As part of the scheme, DMS told distressed homeowners that it would provide “credit investors” who would provisionally purchase the properties for one year, thereby allowing the homeowners to avoid foreclosure. During the one-year period, the distressed homeowners could remain in their homes and repair their credit. At the end of the 12-month period, the homeowners were promised that they could repurchase their homes at a lower interest rate.
The distressed homeowners were told that DMS would draw down on the equity in their homes and use the revenues to make monthly mortgage payments during the one-year period.
DMS took title to about 50 distressed properties and misappropriated the existing equity in the homes. The “credit investors” were nothing more than “straw borrowers” whose names were used to access the equity in the homes. DMS and its principals falsified the employment, bank account and income information of the straw borrowers on the loan applications.

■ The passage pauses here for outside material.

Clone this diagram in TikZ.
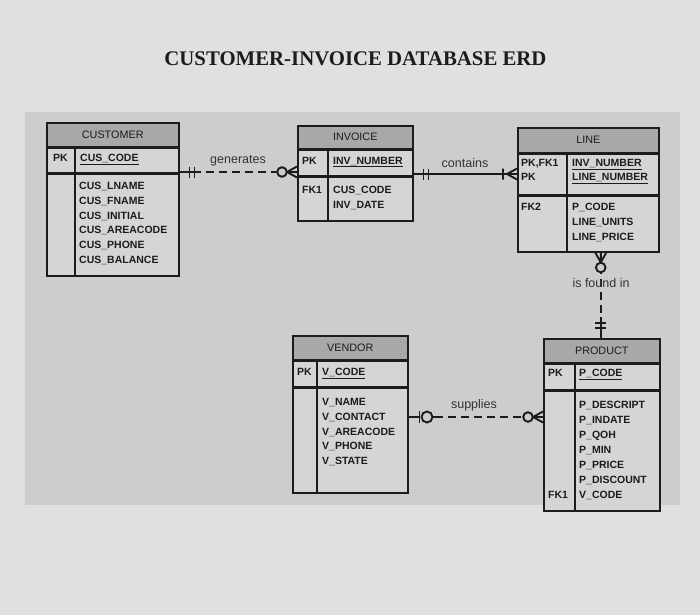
\documentclass[tikz,border=0pt]{standalone}
\usepackage{fontspec}
\setmainfont{Liberation Serif}
\setsansfont{Liberation Sans}
\usetikzlibrary{calc}
\definecolor{paper}{HTML}{E2E0DF}
\definecolor{panel}{HTML}{CDCDCD}
\definecolor{hdrfill}{HTML}{A8A8A8}
\definecolor{cellfill}{HTML}{D5D5D5}
\definecolor{ink}{HTML}{1C1C1C}
\definecolor{relink}{HTML}{333333}

\begin{document}
\begin{tikzpicture}[x=1pt,y=-1pt,
  hdr/.style={draw=ink,line width=1.5pt,fill=hdrfill,anchor=north west,inner sep=0pt,text=ink,font=\sffamily\fontsize{10.8}{12}\selectfont},
  cell/.style={draw=ink,line width=1.5pt,fill=cellfill,anchor=north west,inner sep=0pt},
  tabline/.style={draw=ink,line width=1.5pt},
  keytxt/.style={anchor=base west,inner sep=0pt,text=ink,font=\sffamily\bfseries\fontsize{10.5}{12}\selectfont},
  atttxt/.style={anchor=north west,inner sep=0pt,align=left,text=ink,font=\sffamily\bfseries\fontsize{10.5}{14.7}\selectfont},
  rlab/.style={inner sep=0pt,text=relink,font=\sffamily\fontsize{12.5}{14}\selectfont},
  rel/.style={draw=ink,line width=1.9pt},
  dashrel/.style={dash pattern=on 8pt off 5pt},
  mandone/.pic={\draw[rel] (0,0) -- (21,0) (10,-5.5) -- (10,5.5) (15,-5.5) -- (15,5.5);},
  zeromany/.pic={\draw[rel] (0,0) -- (10,0) (0,-5.5) -- (10,0) -- (0,5.5); \draw[rel,fill=panel] (15,0) circle (4.8pt);},
  onemany/.pic={\draw[rel] (0,0) -- (16,0) (0,-5.5) -- (10,0) -- (0,5.5) (14,-5.5) -- (14,5.5);},
  zeroone/.pic={\draw[rel] (0,0) -- (11,0) (11,-6) -- (11,6); \draw[rel,fill=panel] (18.5,0) circle (5.5pt); \draw[rel] (24,0) -- (31,0);}]
\useasboundingbox (0,0) rectangle (700,615);
\fill[paper] (0,0) rectangle (700,615);
\fill[panel] (25,112) rectangle (680,505);
\node[text=ink,font=\bfseries\fontsize{20.8}{24}\selectfont] (title) at (355.5,59) {CUSTOMER-INVOICE DATABASE ERD};

\node[hdr,minimum width=132pt,minimum height=24pt] (cusH) at (46,122) {CUSTOMER};
\node[cell,minimum width=132pt,minimum height=24pt] (cusK) at (cusH.south west) {};
\node[cell,minimum width=132pt,minimum height=102pt] (cusB) at (cusK.south west) {};
\draw[tabline] ([xshift=29pt]cusK.north west) -- ([xshift=29pt]cusB.south west);
\node[keytxt] (cusPK) at (53,161.5) {PK};
\node[keytxt] (cusID) at (80,161.5) {\underline{CUS\_CODE}};
\node[atttxt] (cusAtt) at (79,182.2) {CUS\_LNAME\\CUS\_FNAME\\CUS\_INITIAL\\CUS\_AREACODE\\CUS\_PHONE\\CUS\_BALANCE};

\node[hdr,minimum width=115pt,minimum height=23pt] (invH) at (297,125) {INVOICE};
\node[cell,minimum width=115pt,minimum height=25pt] (invK) at (invH.south west) {};
\node[cell,minimum width=115pt,minimum height=44pt] (invB) at (invK.south west) {};
\draw[tabline] ([xshift=31pt]invK.north west) -- ([xshift=31pt]invB.south west);
\node[keytxt] (invPK) at (302,164) {PK};
\node[keytxt] (invID) at (333,164) {\underline{INV\_NUMBER}};
\node[keytxt] (invFK) at (302,193.8) {FK1};
\node[atttxt] (invAtt) at (333,186.2) {CUS\_CODE\\INV\_DATE};

\node[hdr,minimum width=141pt,minimum height=25pt] (lineH) at (517,127) {LINE};
\node[cell,minimum width=141pt,minimum height=40pt] (lineK) at (lineH.south west) {};
\node[cell,minimum width=141pt,minimum height=56pt] (lineB) at (lineK.south west) {};
\draw[tabline] ([xshift=50pt]lineK.north west) -- ([xshift=50pt]lineB.south west);
\node[atttxt,font=\sffamily\bfseries\fontsize{10.5}{14}\selectfont] (linePK) at (521,159.2) {PK,FK1\\PK};
\node[atttxt,font=\sffamily\bfseries\fontsize{10.5}{14}\selectfont] (lineID) at (572,159.2) {\underline{INV\_NUMBER}\\\underline{LINE\_NUMBER}};
\node[keytxt] (lineFK) at (521,210.8) {FK2};
\node[atttxt] (lineAtt) at (572,203.2) {P\_CODE\\LINE\_UNITS\\LINE\_PRICE};

\node[hdr,minimum width=115pt,minimum height=24pt] (venH) at (292,335) {VENDOR};
\node[cell,minimum width=115pt,minimum height=25pt] (venK) at (venH.south west) {};
\node[cell,minimum width=115pt,minimum height=105pt] (venB) at (venK.south west) {};
\draw[tabline] ([xshift=25pt]venK.north west) -- ([xshift=25pt]venB.south west);
\node[keytxt] (venPK) at (297,375.7) {PK};
\node[keytxt] (venID) at (322,375.7) {\underline{V\_CODE}};
\node[atttxt] (venAtt) at (322,398.2) {V\_NAME\\V\_CONTACT\\V\_AREACODE\\V\_PHONE\\V\_STATE};

\node[hdr,minimum width=116pt,minimum height=24pt] (prodH) at (543,338) {PRODUCT};
\node[cell,minimum width=116pt,minimum height=25pt] (prodK) at (prodH.south west) {};
\node[cell,minimum width=116pt,minimum height=120pt] (prodB) at (prodK.south west) {};
\draw[tabline] ([xshift=32pt]prodK.north west) -- ([xshift=32pt]prodB.south west);
\node[keytxt] (prodPK) at (548,376.7) {PK};
\node[keytxt] (prodID) at (579,376.7) {\underline{P\_CODE}};
\node[atttxt,font=\sffamily\bfseries\fontsize{10.5}{15}\selectfont] (prodAtt) at (579,401.2) {P\_DESCRIPT\\P\_INDATE\\P\_QOH\\P\_MIN\\P\_PRICE\\P\_DISCOUNT\\V\_CODE};
\node[keytxt] (prodFK) at (548,498.8) {FK1};

\coordinate (genL) at ([yshift=1pt]cusK.south east);
\coordinate (genR) at (genL -| invK.west);
\draw[rel,dashrel] (genL) -- (genR);
\pic at (genL) {mandone};
\pic[rotate=180] at (genR) {zeromany};
\node[rlab] (genLab) at (238,161) {generates};

\coordinate (conL) at ([yshift=2pt]invK.south east);
\coordinate (conR) at (conL -| lineK.west);
\draw[rel] (conL) -- (conR);
\pic at (conL) {mandone};
\pic[rotate=180] at (conR) {onemany};
\node[rlab] (conLab) at (465,163) {contains};

\coordinate (fndT) at ([xshift=12.5pt]lineB.south);
\coordinate (fndB) at (fndT |- prodH.north);
\draw[rel,dashrel] (fndT) -- (fndB);
\pic[rotate=-90] at (fndT) {zeromany};
\pic[rotate=90] at (fndB) {mandone};
\node[rlab] (fndLab) at (601,283) {is found in};

\coordinate (supL) at ([yshift=-30pt]venB.north east);
\coordinate (supR) at (supL -| prodB.west);
\draw[rel,dashrel] (supL) -- (supR);
\pic at (supL) {zeroone};
\pic[rotate=180] at (supR) {zeromany};
\node[rlab] (supLab) at (474,405) {supplies};
\end{tikzpicture}
\end{document}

At the conclusion of these transactions, DMS usually ended up with approximately $100,000 equity per transaction, plus around $35,000 in fees and commissions associated with each loan.
In the meantime, each of the straw borrowers ended up owing approximately $300,000 or more on loans that went into default because DMS did not make the mortgage payments as promised. This led to banks suffering more than $11 million in losses and the homeowners suffering losses of over $4 million as a result of the theft of the equity in their homes.